■ DATA LINES:
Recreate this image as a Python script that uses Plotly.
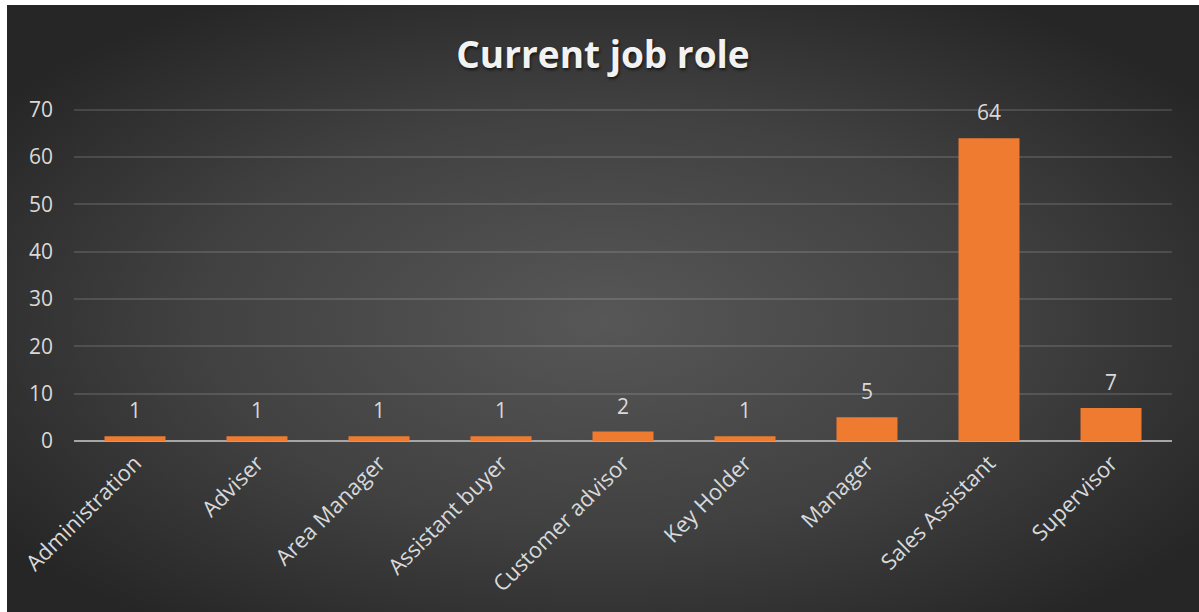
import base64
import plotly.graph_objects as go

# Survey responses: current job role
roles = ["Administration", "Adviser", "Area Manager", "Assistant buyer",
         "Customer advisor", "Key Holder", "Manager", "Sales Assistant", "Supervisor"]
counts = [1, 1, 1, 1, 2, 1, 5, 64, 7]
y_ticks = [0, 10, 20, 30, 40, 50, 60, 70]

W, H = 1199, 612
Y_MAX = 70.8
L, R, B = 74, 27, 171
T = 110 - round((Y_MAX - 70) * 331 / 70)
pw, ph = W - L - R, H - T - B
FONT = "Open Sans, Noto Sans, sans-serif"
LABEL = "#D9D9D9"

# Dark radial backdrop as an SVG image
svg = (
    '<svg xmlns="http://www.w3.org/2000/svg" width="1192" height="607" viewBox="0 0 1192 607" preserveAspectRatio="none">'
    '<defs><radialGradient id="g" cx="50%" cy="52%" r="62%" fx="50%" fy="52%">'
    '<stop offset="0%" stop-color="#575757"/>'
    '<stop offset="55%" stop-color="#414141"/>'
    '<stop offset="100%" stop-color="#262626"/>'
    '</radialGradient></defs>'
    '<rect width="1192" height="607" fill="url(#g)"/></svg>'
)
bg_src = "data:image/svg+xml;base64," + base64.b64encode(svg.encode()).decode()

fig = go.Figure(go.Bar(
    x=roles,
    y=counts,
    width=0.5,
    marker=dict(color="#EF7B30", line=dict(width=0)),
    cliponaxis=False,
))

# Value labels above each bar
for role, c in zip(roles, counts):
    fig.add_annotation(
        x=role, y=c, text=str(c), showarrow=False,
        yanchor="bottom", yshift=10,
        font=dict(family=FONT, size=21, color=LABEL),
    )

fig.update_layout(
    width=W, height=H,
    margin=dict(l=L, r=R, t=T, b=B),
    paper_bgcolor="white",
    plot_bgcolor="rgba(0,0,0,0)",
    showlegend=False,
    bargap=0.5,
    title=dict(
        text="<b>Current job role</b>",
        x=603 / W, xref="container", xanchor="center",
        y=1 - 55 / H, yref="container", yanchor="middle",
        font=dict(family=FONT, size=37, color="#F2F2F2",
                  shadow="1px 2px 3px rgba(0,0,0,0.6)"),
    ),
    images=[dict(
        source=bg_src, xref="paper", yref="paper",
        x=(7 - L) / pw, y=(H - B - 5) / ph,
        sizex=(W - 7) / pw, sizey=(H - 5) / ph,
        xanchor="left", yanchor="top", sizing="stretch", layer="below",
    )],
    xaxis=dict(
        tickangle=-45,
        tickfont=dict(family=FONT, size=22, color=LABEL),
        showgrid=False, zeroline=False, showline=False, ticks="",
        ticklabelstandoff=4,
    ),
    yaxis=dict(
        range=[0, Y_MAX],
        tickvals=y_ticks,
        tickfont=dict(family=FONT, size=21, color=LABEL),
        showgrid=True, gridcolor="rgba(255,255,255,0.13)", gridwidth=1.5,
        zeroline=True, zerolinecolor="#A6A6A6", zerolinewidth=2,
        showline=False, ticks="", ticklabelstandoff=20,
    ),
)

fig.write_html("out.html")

■ TASK GOAL: Transcribe the listing in full. Omit the pictures and keep every line exact.

■ ANSWER TO THE PROBLEM:
Recreate this image as a Python script that uses Plotly.
import base64
import plotly.graph_objects as go

# Survey responses: current job role
roles = ["Administration", "Adviser", "Area Manager", "Assistant buyer",
         "Customer advisor", "Key Holder", "Manager", "Sales Assistant", "Supervisor"]
counts = [1, 1, 1, 1, 2, 1, 5, 64, 7]
y_ticks = [0, 10, 20, 30, 40, 50, 60, 70]

W, H = 1199, 612
Y_MAX = 70.8
L, R, B = 74, 27, 171
T = 110 - round((Y_MAX - 70) * 331 / 70)
pw, ph = W - L - R, H - T - B
FONT = "Open Sans, Noto Sans, sans-serif"
LABEL = "#D9D9D9"

# Dark radial backdrop as an SVG image
svg = (
    '<svg xmlns="http://www.w3.org/2000/svg" width="1192" height="607" viewBox="0 0 1192 607" preserveAspectRatio="none">'
    '<defs><radialGradient id="g" cx="50%" cy="52%" r="62%" fx="50%" fy="52%">'
    '<stop offset="0%" stop-color="#575757"/>'
    '<stop offset="55%" stop-color="#414141"/>'
    '<stop offset="100%" stop-color="#262626"/>'
    '</radialGradient></defs>'
    '<rect width="1192" height="607" fill="url(#g)"/></svg>'
)
bg_src = "data:image/svg+xml;base64," + base64.b64encode(svg.encode()).decode()

fig = go.Figure(go.Bar(
    x=roles,
    y=counts,
    width=0.5,
    marker=dict(color="#EF7B30", line=dict(width=0)),
    cliponaxis=False,
))

# Value labels above each bar
for role, c in zip(roles, counts):
    fig.add_annotation(
        x=role, y=c, text=str(c), showarrow=False,
        yanchor="bottom", yshift=10,
        font=dict(family=FONT, size=21, color=LABEL),
    )

fig.update_layout(
    width=W, height=H,
    margin=dict(l=L, r=R, t=T, b=B),
    paper_bgcolor="white",
    plot_bgcolor="rgba(0,0,0,0)",
    showlegend=False,
    bargap=0.5,
    title=dict(
        text="<b>Current job role</b>",
        x=603 / W, xref="container", xanchor="center",
        y=1 - 55 / H, yref="container", yanchor="middle",
        font=dict(family=FONT, size=37, color="#F2F2F2",
                  shadow="1px 2px 3px rgba(0,0,0,0.6)"),
    ),
    images=[dict(
        source=bg_src, xref="paper", yref="paper",
        x=(7 - L) / pw, y=(H - B - 5) / ph,
        sizex=(W - 7) / pw, sizey=(H - 5) / ph,
        xanchor="left", yanchor="top", sizing="stretch", layer="below",
    )],
    xaxis=dict(
        tickangle=-45,
        tickfont=dict(family=FONT, size=22, color=LABEL),
        showgrid=False, zeroline=False, showline=False, ticks="",
        ticklabelstandoff=4,
    ),
    yaxis=dict(
        range=[0, Y_MAX],
        tickvals=y_ticks,
        tickfont=dict(family=FONT, size=21, color=LABEL),
        showgrid=True, gridcolor="rgba(255,255,255,0.13)", gridwidth=1.5,
        zeroline=True, zerolinecolor="#A6A6A6", zerolinewidth=2,
        showline=False, ticks="", ticklabelstandoff=20,
    ),
)

fig.write_html("out.html")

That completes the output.